# Exercise directions
Reproduce the listing below character for character; drop every image.

# Data section
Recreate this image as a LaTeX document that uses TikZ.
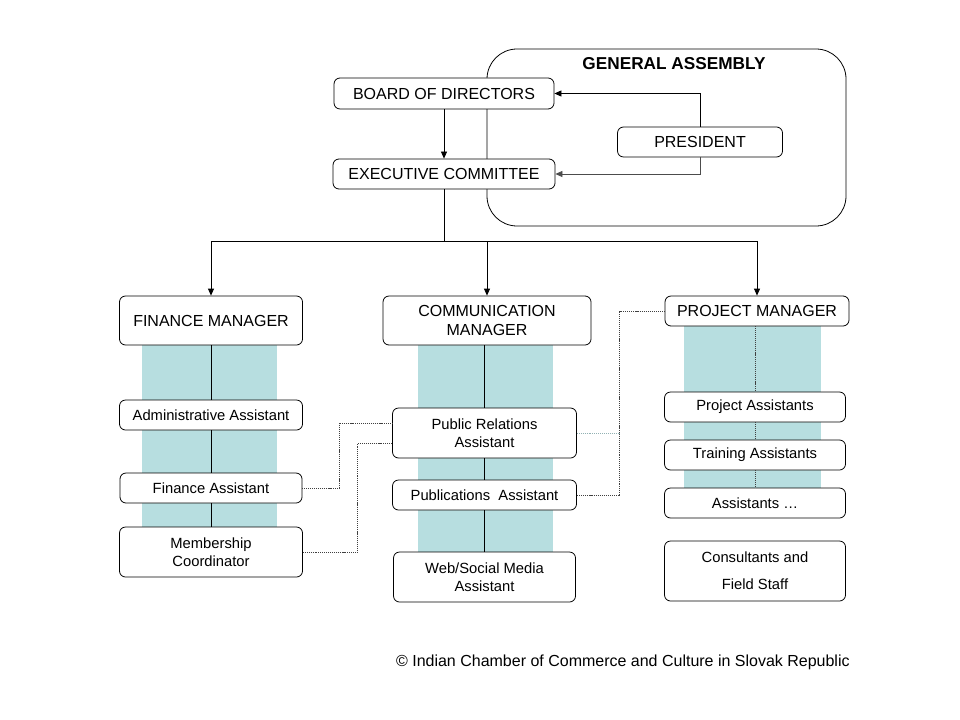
\documentclass[tikz,border=0pt]{standalone}
\usepackage{fontspec}
\setmainfont{Liberation Sans}
\usetikzlibrary{arrows.meta}
\definecolor{bandteal}{HTML}{B7DEE0}

\begin{document}
\begin{tikzpicture}[x=0.2mm,y=-0.2mm,
box/.style={draw, rounded corners=1.2mm, fill=white, align=center, line width=0.45pt, inner sep=0pt},
big/.style={box, font=\fontsize{9.1}{10.8}\selectfont},
small/.style={box, font=\fontsize{8.4}{10.2}\selectfont},
arr/.style={-{Triangle[length=1.4mm,width=1.2mm]}, line width=0.45pt},
link/.style={line width=0.45pt},
dots/.style={line width=0.5pt, dash pattern=on 0.6pt off 0.5pt, black!75}]
\useasboundingbox (0,0) rectangle (960,720);
\fill[bandteal] (142,345) rectangle (277,527);
\fill[bandteal] (418,345) rectangle (553,552);
\fill[bandteal] (684,326) rectangle (821,488);
\node[draw, rounded corners=6mm, line width=0.45pt, minimum width=71.8mm, minimum height=35.4mm] (assembly) at (666.5,137.5) {};
\node[font=\fontsize{9.8}{12}\selectfont\bfseries] (gatitle) at (674,64) {GENERAL ASSEMBLY};
\node[big, minimum width=44mm, minimum height=6.2mm] (bod) at (444,93.5) {BOARD OF DIRECTORS};
\node[big, minimum width=44.4mm, minimum height=6mm] (ec) at (444,174) {EXECUTIVE COMMITTEE};
\node[big, minimum width=33mm, minimum height=6mm] (pres) at (700,142) {PRESIDENT};
\node[big, minimum width=36.6mm, minimum height=9.8mm] (fm) at (211,320.5) {FINANCE MANAGER};
\node[big, minimum width=41.6mm, minimum height=9.8mm] (cm) at (487,320.5) {COMMUNICATION\\MANAGER};
\node[big, minimum width=36.8mm, minimum height=6mm] (pm) at (757,311) {PROJECT MANAGER};
\node[small, minimum width=36.6mm, minimum height=6mm] (aa) at (211,415) {Administrative Assistant};
\node[small, minimum width=36.4mm, minimum height=6mm] (fa) at (211,488) {Finance Assistant};
\node[small, minimum width=36.6mm, minimum height=10mm] (mc) at (211,552) {Membership\\Coordinator};
\node[small, minimum width=36.8mm, minimum height=10mm] (pr) at (484.5,433) {Public Relations\\Assistant};
\node[small, minimum width=36.8mm, minimum height=6mm] (pub) at (484.5,495) {Publications~ Assistant};
\node[small, minimum width=36.4mm, minimum height=10mm] (web) at (484.5,577) {Web/Social Media\\Assistant};
\node[small, minimum width=36.2mm, minimum height=6mm] (pa) at (755,407) {Project Assistants};
\node[small, minimum width=36.2mm, minimum height=6mm] (ta) at (755,455) {Training Assistants};
\node[small, minimum width=36.2mm, minimum height=6mm] (as) at (755,503) {Assistants \dots};
\node[small, minimum width=36.2mm, minimum height=12mm, font=\fontsize{8.4}{15.3}\selectfont] (cf) at (755,571) {Consultants and\\Field Staff};
\node[anchor=east, inner sep=0pt, font=\fontsize{9.1}{10.8}\selectfont] (credit) at (850,662) {© Indian Chamber of Commerce and Culture in Slovak Republic};
\coordinate (split) at (444,241);
\draw[arr] (bod) -- (ec);
\draw[arr] (pres.north) |- (bod.east);
\draw[arr, black!70] (pres.south) |- (ec.east);
\draw[link] (ec) -- (split);
\draw[arr] (split) -| (fm.north);
\draw[arr] (split) -| (cm.north);
\draw[arr] (split) -| (pm.north);
\draw[link] (fm) -- (aa);
\draw[link] (aa) -- (fa);
\draw[link] (fa) -- (mc);
\draw[link] (cm.south -| pr.north) -- (pr.north);
\draw[link] (pr) -- (pub);
\draw[link] (pub) -- (web);
\draw[dots] (pm.south -| pa.north) -- (pa.north);
\draw[dots] (pa) -- (ta);
\draw[dots] (ta) -- (as);
\draw[dots] (fa.east) -- ++(37,0) |- ([yshift=2mm]pr.west);
\draw[dots] (mc.east) -- ++(55,0) |- ([yshift=-2mm]pr.west);
\draw[dots] (pm.west) -- ++(-45,0) |- (pub.east);
\draw[dots, bandteal!80!black] (pr.east) -- ++(44,0);
\end{tikzpicture}
\end{document}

# Exercise solution
Recreate this image as a LaTeX document that uses TikZ.
\documentclass[tikz,border=0pt]{standalone}
\usepackage{fontspec}
\setmainfont{Liberation Sans}
\usetikzlibrary{arrows.meta}
\definecolor{bandteal}{HTML}{B7DEE0}

\begin{document}
\begin{tikzpicture}[x=0.2mm,y=-0.2mm,
box/.style={draw, rounded corners=1.2mm, fill=white, align=center, line width=0.45pt, inner sep=0pt},
big/.style={box, font=\fontsize{9.1}{10.8}\selectfont},
small/.style={box, font=\fontsize{8.4}{10.2}\selectfont},
arr/.style={-{Triangle[length=1.4mm,width=1.2mm]}, line width=0.45pt},
link/.style={line width=0.45pt},
dots/.style={line width=0.5pt, dash pattern=on 0.6pt off 0.5pt, black!75}]
\useasboundingbox (0,0) rectangle (960,720);
\fill[bandteal] (142,345) rectangle (277,527);
\fill[bandteal] (418,345) rectangle (553,552);
\fill[bandteal] (684,326) rectangle (821,488);
\node[draw, rounded corners=6mm, line width=0.45pt, minimum width=71.8mm, minimum height=35.4mm] (assembly) at (666.5,137.5) {};
\node[font=\fontsize{9.8}{12}\selectfont\bfseries] (gatitle) at (674,64) {GENERAL ASSEMBLY};
\node[big, minimum width=44mm, minimum height=6.2mm] (bod) at (444,93.5) {BOARD OF DIRECTORS};
\node[big, minimum width=44.4mm, minimum height=6mm] (ec) at (444,174) {EXECUTIVE COMMITTEE};
\node[big, minimum width=33mm, minimum height=6mm] (pres) at (700,142) {PRESIDENT};
\node[big, minimum width=36.6mm, minimum height=9.8mm] (fm) at (211,320.5) {FINANCE MANAGER};
\node[big, minimum width=41.6mm, minimum height=9.8mm] (cm) at (487,320.5) {COMMUNICATION\\MANAGER};
\node[big, minimum width=36.8mm, minimum height=6mm] (pm) at (757,311) {PROJECT MANAGER};
\node[small, minimum width=36.6mm, minimum height=6mm] (aa) at (211,415) {Administrative Assistant};
\node[small, minimum width=36.4mm, minimum height=6mm] (fa) at (211,488) {Finance Assistant};
\node[small, minimum width=36.6mm, minimum height=10mm] (mc) at (211,552) {Membership\\Coordinator};
\node[small, minimum width=36.8mm, minimum height=10mm] (pr) at (484.5,433) {Public Relations\\Assistant};
\node[small, minimum width=36.8mm, minimum height=6mm] (pub) at (484.5,495) {Publications~ Assistant};
\node[small, minimum width=36.4mm, minimum height=10mm] (web) at (484.5,577) {Web/Social Media\\Assistant};
\node[small, minimum width=36.2mm, minimum height=6mm] (pa) at (755,407) {Project Assistants};
\node[small, minimum width=36.2mm, minimum height=6mm] (ta) at (755,455) {Training Assistants};
\node[small, minimum width=36.2mm, minimum height=6mm] (as) at (755,503) {Assistants \dots};
\node[small, minimum width=36.2mm, minimum height=12mm, font=\fontsize{8.4}{15.3}\selectfont] (cf) at (755,571) {Consultants and\\Field Staff};
\node[anchor=east, inner sep=0pt, font=\fontsize{9.1}{10.8}\selectfont] (credit) at (850,662) {© Indian Chamber of Commerce and Culture in Slovak Republic};
\coordinate (split) at (444,241);
\draw[arr] (bod) -- (ec);
\draw[arr] (pres.north) |- (bod.east);
\draw[arr, black!70] (pres.south) |- (ec.east);
\draw[link] (ec) -- (split);
\draw[arr] (split) -| (fm.north);
\draw[arr] (split) -| (cm.north);
\draw[arr] (split) -| (pm.north);
\draw[link] (fm) -- (aa);
\draw[link] (aa) -- (fa);
\draw[link] (fa) -- (mc);
\draw[link] (cm.south -| pr.north) -- (pr.north);
\draw[link] (pr) -- (pub);
\draw[link] (pub) -- (web);
\draw[dots] (pm.south -| pa.north) -- (pa.north);
\draw[dots] (pa) -- (ta);
\draw[dots] (ta) -- (as);
\draw[dots] (fa.east) -- ++(37,0) |- ([yshift=2mm]pr.west);
\draw[dots] (mc.east) -- ++(55,0) |- ([yshift=-2mm]pr.west);
\draw[dots] (pm.west) -- ++(-45,0) |- (pub.east);
\draw[dots, bandteal!80!black] (pr.east) -- ++(44,0);
\end{tikzpicture}
\end{document}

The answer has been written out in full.